No matter the level of education, professional standing or any other demographic factor, when women and couples experience a new personal milestone, like marriage or children, they tend to revert to traditional gender roles. In my Feminist Bride research, few women even thought of asking the men to consider changing their name or finding common ground. What’s more, what does it say when only one person is willing to change?

Call me a modern romantic, but I’d like to think that couples today carry egalitarian ideals. Ideals that are based on the assumption that marriage and family are not created on biased gender roles but on a mutual understanding to split responsibilities equally as best as possible. If Ms. Alamuddin was truly George Clooney’s equal, why then did he not change his name? He could of at least practiced neutronymics, like Beyoncé Carter-Knowles and Sean Knowles-Carter. She may not be Hollywood-famous, but her accomplishments under her surname deserve as much respect and honoring as his. It’s true, no one knows for sure the conversation the two lovebirds had behind closed doors, but her change and his lack of change is part of a pervasive and complicated trend.

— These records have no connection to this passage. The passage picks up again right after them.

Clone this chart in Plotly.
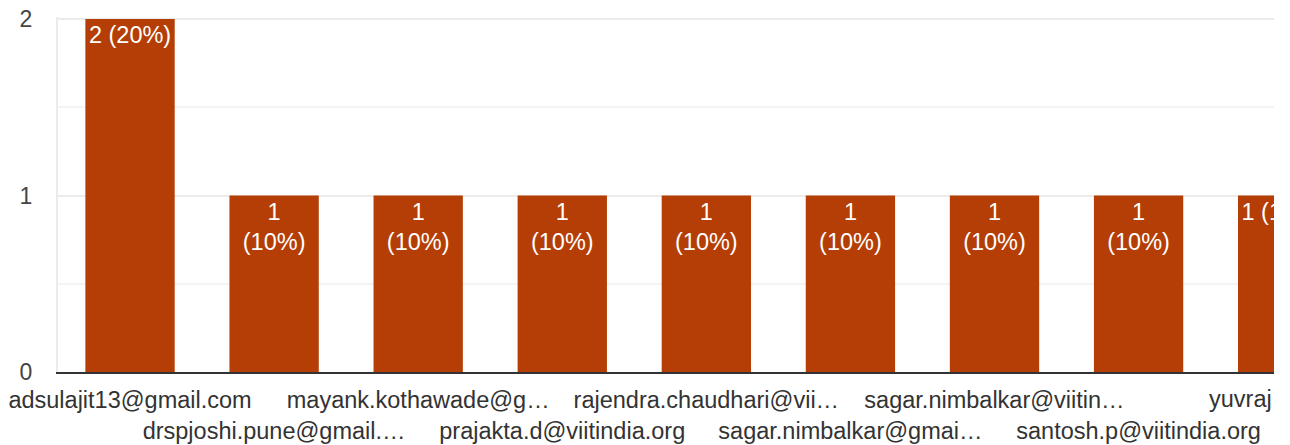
import plotly.graph_objects as go

# ---- data ----
categories = [
    "adsulajit13@gmail.com",
    "drspjoshi.pune@gmail.…",
    "mayank.kothawade@g…",
    "prajakta.d@viitindia.org",
    "rajendra.chaudhari@vii…",
    "sagar.nimbalkar@gmai…",
    "sagar.nimbalkar@viitin…",
    "santosh.p@viitindia.org",
    "yuvraj",
]
counts = [2, 1, 1, 1, 1, 1, 1, 1, 1]
percents = [20, 10, 10, 10, 10, 10, 10, 10, 10]
label_breaks = [" ", "<br>", "<br>", "<br>", "<br>", "<br>", "<br>", "<br>", " "]
y_ticks = [0, 1, 2]

FONT = "Liberation Sans, Arial, sans-serif"
BAR_COLOR = "#b43e05"

bar_text = [f"{c}{b}({p}%)" for c, p, b in zip(counts, percents, label_breaks)]
x_idx = list(range(len(categories)))
# staggered two-row category labels
tick_text = [("<br>" + c) if i % 2 else c for i, c in enumerate(categories)]

fig = go.Figure()
fig.add_trace(go.Bar(
    x=x_idx,
    y=counts,
    marker=dict(color=BAR_COLOR, line=dict(width=0)),
    text=bar_text,
    textposition="inside",
    insidetextanchor="end",
    textangle=0,
    constraintext="none",
    cliponaxis=True,
    textfont=dict(family=FONT, size=23.5, color="white"),
    hoverinfo="skip",
))

fig.update_layout(
    width=1282,
    height=437,
    margin=dict(l=50, r=16, t=9, b=73, autoexpand=False),
    paper_bgcolor="white",
    plot_bgcolor="white",
    showlegend=False,
    bargap=0.38,
    font=dict(family=FONT),
    xaxis=dict(
        range=[-0.5, 7.94],
        tickmode="array",
        tickvals=x_idx,
        ticktext=tick_text,
        tickangle=0,
        ticks="",
        showgrid=False,
        zeroline=False,
        showline=True,
        linecolor="#333333",
        linewidth=2,
        automargin=False,
        tickfont=dict(family=FONT, size=23.5, color="#333333"),
        ticklabelstandoff=6,
    ),
    yaxis=dict(
        range=[0, 2.012],
        tickmode="array",
        tickvals=y_ticks,
        ticktext=[str(v) for v in y_ticks],
        ticks="",
        showgrid=True,
        gridcolor="#ebebeb",
        gridwidth=2,
        zeroline=False,
        showline=True,
        linecolor="#ebebeb",
        linewidth=2,
        automargin=False,
        ticklabeloverflow="allow",
        tickfont=dict(family=FONT, size=23, color="#444444"),
        ticklabelstandoff=19,
        minor=dict(tickmode="linear", tick0=0, dtick=0.5, showgrid=True,
                   gridcolor="#f4f4f4", gridwidth=2, ticks=""),
    ),
)

# last category label lies beyond the visible axis range (its bar is cut off)
fig.add_annotation(
    text=categories[-1],
    xref="paper", x=1, xanchor="right",
    yref="paper", y=0, yanchor="top",
    yshift=-12,
    showarrow=False,
    font=dict(family=FONT, size=23.5, color="#333333"),
)

fig.write_html("out.html")
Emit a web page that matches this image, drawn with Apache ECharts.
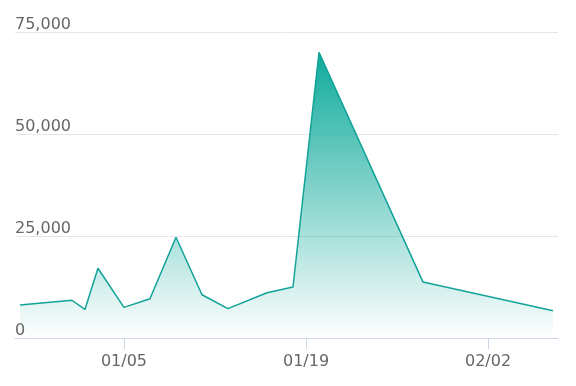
<!DOCTYPE html>
<html>
<head>
<meta charset="utf-8">
<script src="https://cdn.jsdelivr.net/npm/echarts@6/dist/echarts.min.js"></script>
<style>
html,body{margin:0;padding:0;background:#fff;}
#chart{width:576px;height:386px;}
</style>
</head>
<body>
<div id="chart"></div>
<script>
// Data
var dates = ['2024-12-28','2025-01-01','2025-01-02','2025-01-03','2025-01-05','2025-01-07','2025-01-09','2025-01-11','2025-01-13','2025-01-16','2025-01-18','2025-01-20','2025-01-28','2025-02-07'];
var values = [8100, 9250, 7000, 17100, 7500, 9600, 24700, 10600, 7200, 11100, 12500, 70000, 13700, 6700];
var xTickDates = ['2025-01-05','2025-01-19','2025-02-02'];
var yTicks = [0, 25000, 50000, 75000];

var DAY = 86400000;
var base = Date.UTC(2025, 0, 5);
function toDay(s){ var p = s.split('-'); return (Date.UTC(+p[0], +p[1]-1, +p[2]) - base) / DAY; }
function fmtDay(d){ var t = new Date(base + Math.round(d) * DAY); var m = t.getUTCMonth()+1, dd = t.getUTCDate(); return (m<10?'0':'')+m+'/'+(dd<10?'0':'')+dd; }

var seriesData = dates.map(function(d,i){ return [toDay(d), values[i]]; });
var xTicks = xTickDates.map(toDay);
var firstDay = toDay(dates[0]), lastDay = toDay(dates[dates.length-1]);

var chart = echarts.init(document.getElementById('chart'), null, {renderer:'canvas'});
chart.setOption({
  animation: false,
  grid: {left: 15, right: 18, top: 32, bottom: 48, containLabel: false},
  xAxis: {
    type: 'value',
    min: firstDay - 0.38,
    max: lastDay + 0.38,
    splitLine: {show: false},
    axisLine: {show: true, lineStyle: {color: '#ccd6eb', width: 1}},
    axisTick: {show: true, customValues: xTicks, length: 11, lineStyle: {color: '#ccd6eb'}},
    axisLabel: {customValues: xTicks, formatter: function(v){ return fmtDay(v); }, color: '#666666', fontFamily: 'DejaVu Sans', fontSize: 16, margin: 16}
  },
  yAxis: {
    type: 'value',
    min: yTicks[0], max: yTicks[yTicks.length-1], interval: 25000,
    axisLine: {show: false},
    axisTick: {show: false},
    splitLine: {show: true, lineStyle: {color: '#e6e6e6', width: 1}},
    axisLabel: {
      inside: true, margin: 0, verticalAlign: 'bottom', padding: [0,0,-1,0],
      color: '#666666', fontFamily: 'DejaVu Sans', fontSize: 16,
      formatter: function(v){ return v.toLocaleString('en-US'); }
    }
  },
  series: [{
    type: 'line',
    data: seriesData,
    symbol: 'none',
    lineStyle: {color: '#11a398', width: 1.5},
    areaStyle: {
      opacity: 1,
      color: new echarts.graphic.LinearGradient(0,0,0,1,[
        {offset: 0, color: 'rgba(15,170,155,1)'},
        {offset: 1, color: 'rgba(15,170,155,0)'}
      ])
    }
  }]
});
</script>
</body>
</html>
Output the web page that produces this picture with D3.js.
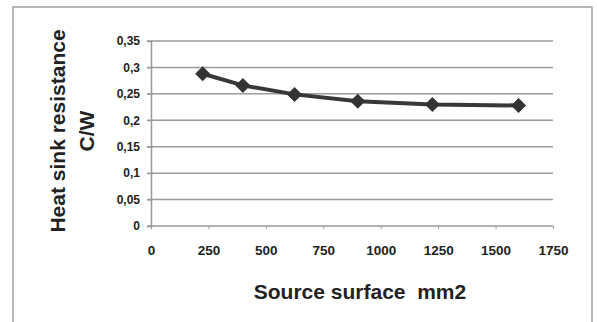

I love that so many women are coming forward demanding equality in the workforce and paycheck, safety on college campuses and better reproductive services, but how can women achieve a more egalitarian culture in the public sphere if the one they practice in the private still reflects inequality? Choice is powerful, and it comes with a lot of responsibility. Women can execute choice feminism, but it should not be done at the expense of overall equality. That is why Ms. Amal Alamuddin changing her name to Mrs. George Clooney matters entirely.